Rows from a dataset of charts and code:
____

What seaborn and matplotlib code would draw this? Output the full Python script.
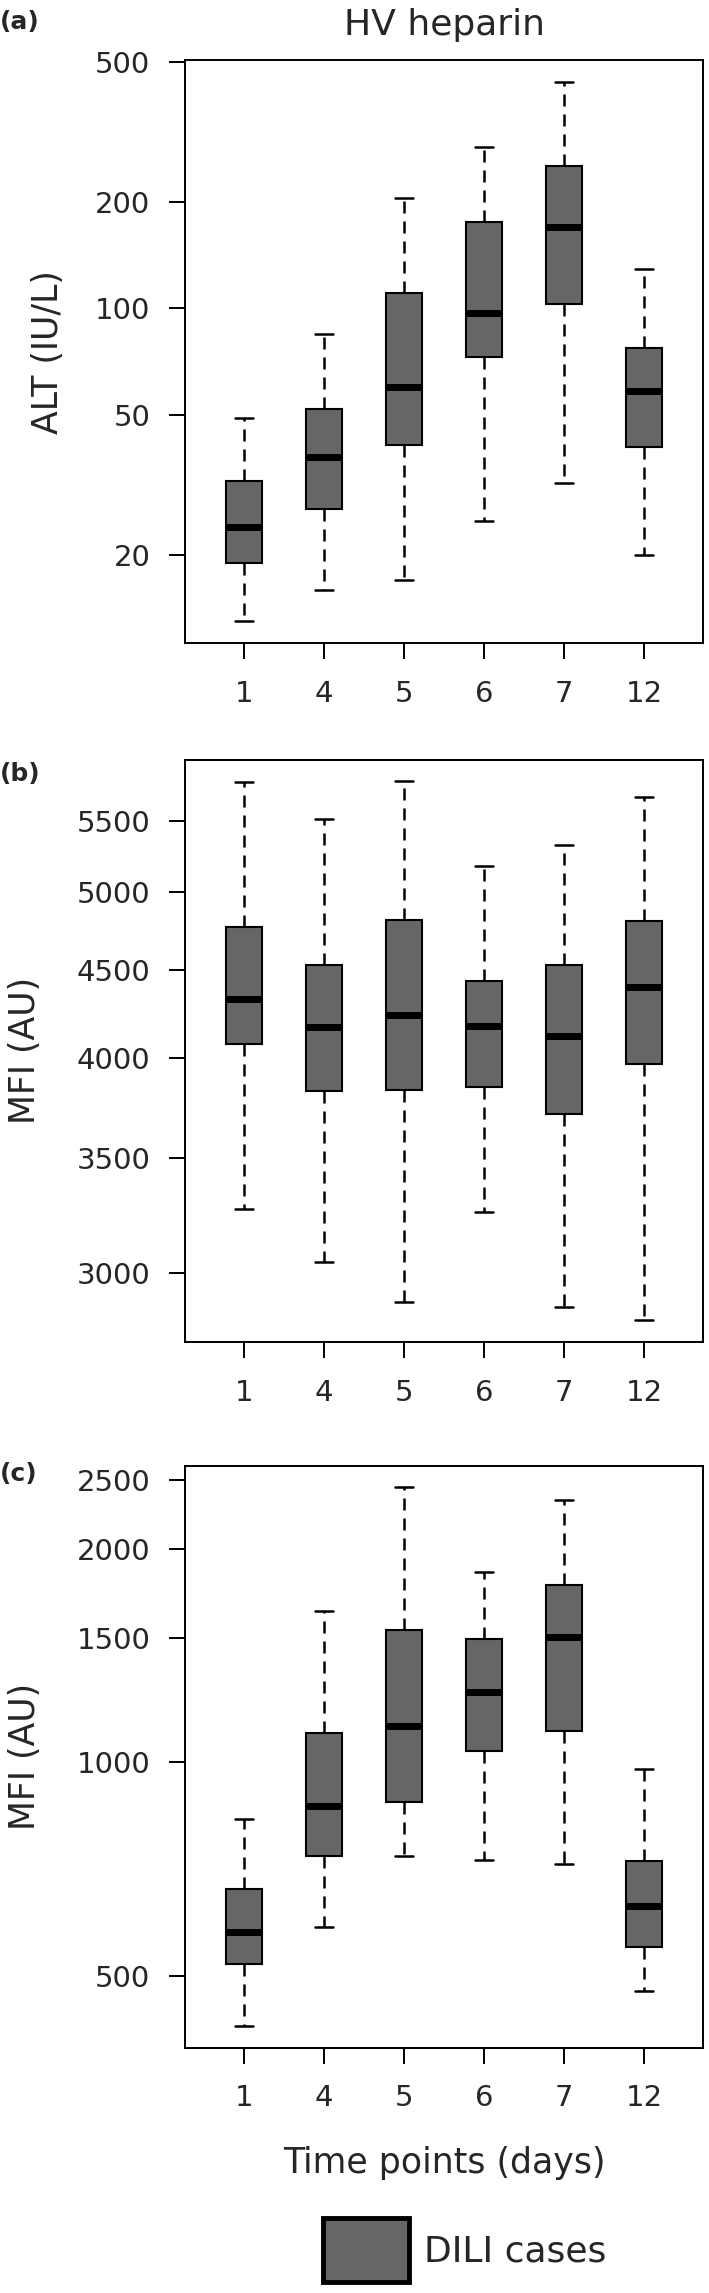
import numpy as np
import pandas as pd
import matplotlib
matplotlib.use('Agg')
import matplotlib.pyplot as plt
from matplotlib.patches import Patch
from matplotlib.ticker import FixedLocator, NullLocator
import seaborn as sns

days = ['1', '4', '5', '6', '7', '12']

# five-number summaries (whisker low, Q1, median, Q3, whisker high)
alt_low = [13.0, 16.0, 17.0, 25.0, 32.0, 20.0]
alt_q1 = [19.0, 27.0, 41.0, 73.0, 103.0, 40.6]
alt_med = [24.0, 38.0, 60.0, 97.1, 170.0, 58.5]
alt_q3 = [32.5, 52.0, 110.7, 176.0, 253.0, 77.1]
alt_high = [48.9, 84.9, 206.0, 286.0, 438.0, 129.0]

mfi_b_low = [3267, 3044, 2884, 3257, 2865, 2815]
mfi_b_q1 = [4077, 3828, 3832, 3849, 3714, 3970]
mfi_b_med = [4329, 4171, 4241, 4176, 4120, 4401]
mfi_b_q3 = [4766, 4532, 4813, 4437, 4535, 4810]
mfi_b_high = [5791, 5515, 5798, 5176, 5325, 5678]

mfi_c_low = [425, 586, 738, 729, 719, 476]
mfi_c_q1 = [520, 738, 880, 1038, 1107, 549]
mfi_c_med = [576, 867, 1126, 1256, 1502, 628]
mfi_c_q3 = [662, 1099, 1539, 1491, 1778, 727]
mfi_c_high = [831, 1633, 2445, 1856, 2348, 980]

yticks_a = [20, 50, 100, 200, 500]
yticks_b = [3000, 3500, 4000, 4500, 5000, 5500]
yticks_c = [500, 1000, 1500, 2000, 2500]


def summary_frame(low, q1, med, q3, high):
    rows = []
    for i, d in enumerate(days):
        for v in (low[i], q1[i], med[i], q3[i], high[i]):
            rows.append({'day': d, 'value': v})
    return pd.DataFrame(rows)


sns.set_style('ticks')
plt.rcParams['font.family'] = ['DejaVu Sans']

W, H = 709, 2293
fig = plt.figure(figsize=(W / 100, H / 100), dpi=100)

box_color = '#666666'
panels = [
    (summary_frame(alt_low, alt_q1, alt_med, alt_q3, alt_high), yticks_a,
     'ALT (IU/L)', '(a)', 60.3, 643.0, 48, 22),
    (summary_frame(mfi_b_low, mfi_b_q1, mfi_b_med, mfi_b_q3, mfi_b_high), yticks_b,
     'MFI (AU)', '(b)', 759.7, 1341.9, 25, 774),
    (summary_frame(mfi_c_low, mfi_c_q1, mfi_c_med, mfi_c_q3, mfi_c_high), yticks_c,
     'MFI (AU)', '(c)', 1465.5, 2047.5, 25, 1474),
]

left_px, right_px = 184.5, 703.5
axes = []
for df, yt, ylab, tag, top_px, bot_px, ylab_x, tag_y in panels:
    ax = fig.add_axes([left_px / W, 1 - bot_px / H,
                       (right_px - left_px) / W, (bot_px - top_px) / H])
    sns.boxplot(
        data=df, x='day', y='value', order=days, ax=ax,
        color=box_color, saturation=1, width=0.456,
        whis=(0, 100), log_scale=True, fliersize=0,
        linecolor='black', linewidth=1.5,
        boxprops={'edgecolor': 'black', 'linewidth': 1.5},
        medianprops={'color': 'black', 'linewidth': 5, 'solid_capstyle': 'butt'},
        whiskerprops={'color': 'black', 'linewidth': 1.8,
                      'linestyle': (0, (4.8, 3.2))},
        capprops={'color': 'black', 'linewidth': 1.8},
    )
    # R-style 4% padding on the log range
    lo, hi = np.log10(df['value'].min()), np.log10(df['value'].max())
    pad = 0.04 * (hi - lo)
    ax.set_ylim(10 ** (lo - pad), 10 ** (hi + pad))
    ax.set_xlim(-0.74, 5.74)
    ax.yaxis.set_major_locator(FixedLocator(yt))
    ax.yaxis.set_minor_locator(NullLocator())
    ax.set_yticklabels([str(v) for v in yt])
    ax.tick_params(axis='both', direction='out', length=11.5, width=1.4,
                   labelsize=21, color='black')
    ax.tick_params(axis='y', pad=13)
    ax.tick_params(axis='x', pad=15)
    for s in ax.spines.values():
        s.set_visible(True)
        s.set_linewidth(1.4)
        s.set_color('black')
    ax.set_xlabel('')
    ax.set_ylabel(ylab, fontsize=25, va='center')
    ax.yaxis.set_label_coords((ylab_x - left_px) / (right_px - left_px), 0.5)
    fig.text(0.0, 1 - tag_y / H, tag, fontsize=18, fontweight='bold',
             ha='left', va='center')
    axes.append(ax)

fig.text(444 / W, 1 - 25 / H, 'HV heparin', fontsize=26, ha='center', va='center')

ax3 = axes[2]
ax3.set_xlabel('Time points (days)', fontsize=25, va='center')
ax3.xaxis.set_label_coords(0.5, (2047.5 - 2163) / (2047.5 - 1465.5))

handle = Patch(facecolor=box_color, edgecolor='black', linewidth=3.5)
fig.legend(
    handles=[handle], labels=['DILI cases'],
    loc='center left', bbox_to_anchor=(323 / W, 1 - 2250 / H),
    frameon=False, fontsize=26, borderpad=0, borderaxespad=0,
    handlelength=86 / 36.1, handleheight=85 / 36.1, handletextpad=0.42,
)

fig.savefig('out.png', dpi=100)
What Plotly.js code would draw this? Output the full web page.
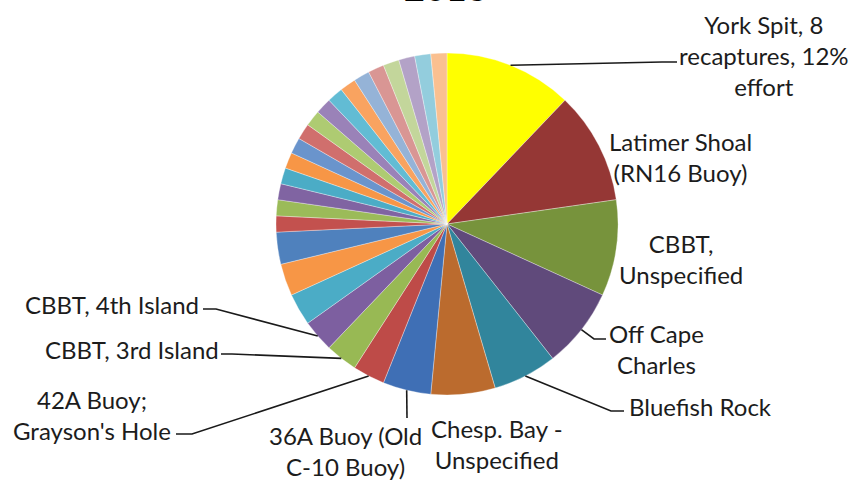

____

Write out all the entries word for word, but skip any images.

COMPLETED EXERCISE.
What seaborn and matplotlib code would draw this? Output the full Python script.
import numpy as np
import pandas as pd
import matplotlib
matplotlib.use('Agg')
import matplotlib.pyplot as plt
from matplotlib.patches import Patch
from matplotlib.ticker import FixedLocator, NullLocator
import seaborn as sns

days = ['1', '4', '5', '6', '7', '12']

# five-number summaries (whisker low, Q1, median, Q3, whisker high)
alt_low = [13.0, 16.0, 17.0, 25.0, 32.0, 20.0]
alt_q1 = [19.0, 27.0, 41.0, 73.0, 103.0, 40.6]
alt_med = [24.0, 38.0, 60.0, 97.1, 170.0, 58.5]
alt_q3 = [32.5, 52.0, 110.7, 176.0, 253.0, 77.1]
alt_high = [48.9, 84.9, 206.0, 286.0, 438.0, 129.0]

mfi_b_low = [3267, 3044, 2884, 3257, 2865, 2815]
mfi_b_q1 = [4077, 3828, 3832, 3849, 3714, 3970]
mfi_b_med = [4329, 4171, 4241, 4176, 4120, 4401]
mfi_b_q3 = [4766, 4532, 4813, 4437, 4535, 4810]
mfi_b_high = [5791, 5515, 5798, 5176, 5325, 5678]

mfi_c_low = [425, 586, 738, 729, 719, 476]
mfi_c_q1 = [520, 738, 880, 1038, 1107, 549]
mfi_c_med = [576, 867, 1126, 1256, 1502, 628]
mfi_c_q3 = [662, 1099, 1539, 1491, 1778, 727]
mfi_c_high = [831, 1633, 2445, 1856, 2348, 980]

yticks_a = [20, 50, 100, 200, 500]
yticks_b = [3000, 3500, 4000, 4500, 5000, 5500]
yticks_c = [500, 1000, 1500, 2000, 2500]


def summary_frame(low, q1, med, q3, high):
    rows = []
    for i, d in enumerate(days):
        for v in (low[i], q1[i], med[i], q3[i], high[i]):
            rows.append({'day': d, 'value': v})
    return pd.DataFrame(rows)


sns.set_style('ticks')
plt.rcParams['font.family'] = ['DejaVu Sans']

W, H = 709, 2293
fig = plt.figure(figsize=(W / 100, H / 100), dpi=100)

box_color = '#666666'
panels = [
    (summary_frame(alt_low, alt_q1, alt_med, alt_q3, alt_high), yticks_a,
     'ALT (IU/L)', '(a)', 60.3, 643.0, 48, 22),
    (summary_frame(mfi_b_low, mfi_b_q1, mfi_b_med, mfi_b_q3, mfi_b_high), yticks_b,
     'MFI (AU)', '(b)', 759.7, 1341.9, 25, 774),
    (summary_frame(mfi_c_low, mfi_c_q1, mfi_c_med, mfi_c_q3, mfi_c_high), yticks_c,
     'MFI (AU)', '(c)', 1465.5, 2047.5, 25, 1474),
]

left_px, right_px = 184.5, 703.5
axes = []
for df, yt, ylab, tag, top_px, bot_px, ylab_x, tag_y in panels:
    ax = fig.add_axes([left_px / W, 1 - bot_px / H,
                       (right_px - left_px) / W, (bot_px - top_px) / H])
    sns.boxplot(
        data=df, x='day', y='value', order=days, ax=ax,
        color=box_color, saturation=1, width=0.456,
        whis=(0, 100), log_scale=True, fliersize=0,
        linecolor='black', linewidth=1.5,
        boxprops={'edgecolor': 'black', 'linewidth': 1.5},
        medianprops={'color': 'black', 'linewidth': 5, 'solid_capstyle': 'butt'},
        whiskerprops={'color': 'black', 'linewidth': 1.8,
                      'linestyle': (0, (4.8, 3.2))},
        capprops={'color': 'black', 'linewidth': 1.8},
    )
    # R-style 4% padding on the log range
    lo, hi = np.log10(df['value'].min()), np.log10(df['value'].max())
    pad = 0.04 * (hi - lo)
    ax.set_ylim(10 ** (lo - pad), 10 ** (hi + pad))
    ax.set_xlim(-0.74, 5.74)
    ax.yaxis.set_major_locator(FixedLocator(yt))
    ax.yaxis.set_minor_locator(NullLocator())
    ax.set_yticklabels([str(v) for v in yt])
    ax.tick_params(axis='both', direction='out', length=11.5, width=1.4,
                   labelsize=21, color='black')
    ax.tick_params(axis='y', pad=13)
    ax.tick_params(axis='x', pad=15)
    for s in ax.spines.values():
        s.set_visible(True)
        s.set_linewidth(1.4)
        s.set_color('black')
    ax.set_xlabel('')
    ax.set_ylabel(ylab, fontsize=25, va='center')
    ax.yaxis.set_label_coords((ylab_x - left_px) / (right_px - left_px), 0.5)
    fig.text(0.0, 1 - tag_y / H, tag, fontsize=18, fontweight='bold',
             ha='left', va='center')
    axes.append(ax)

fig.text(444 / W, 1 - 25 / H, 'HV heparin', fontsize=26, ha='center', va='center')

ax3 = axes[2]
ax3.set_xlabel('Time points (days)', fontsize=25, va='center')
ax3.xaxis.set_label_coords(0.5, (2047.5 - 2163) / (2047.5 - 1465.5))

handle = Patch(facecolor=box_color, edgecolor='black', linewidth=3.5)
fig.legend(
    handles=[handle], labels=['DILI cases'],
    loc='center left', bbox_to_anchor=(323 / W, 1 - 2250 / H),
    frameon=False, fontsize=26, borderpad=0, borderaxespad=0,
    handlelength=86 / 36.1, handleheight=85 / 36.1, handletextpad=0.42,
)

fig.savefig('out.png', dpi=100)
What Plotly.js code would draw this? Output the full web page.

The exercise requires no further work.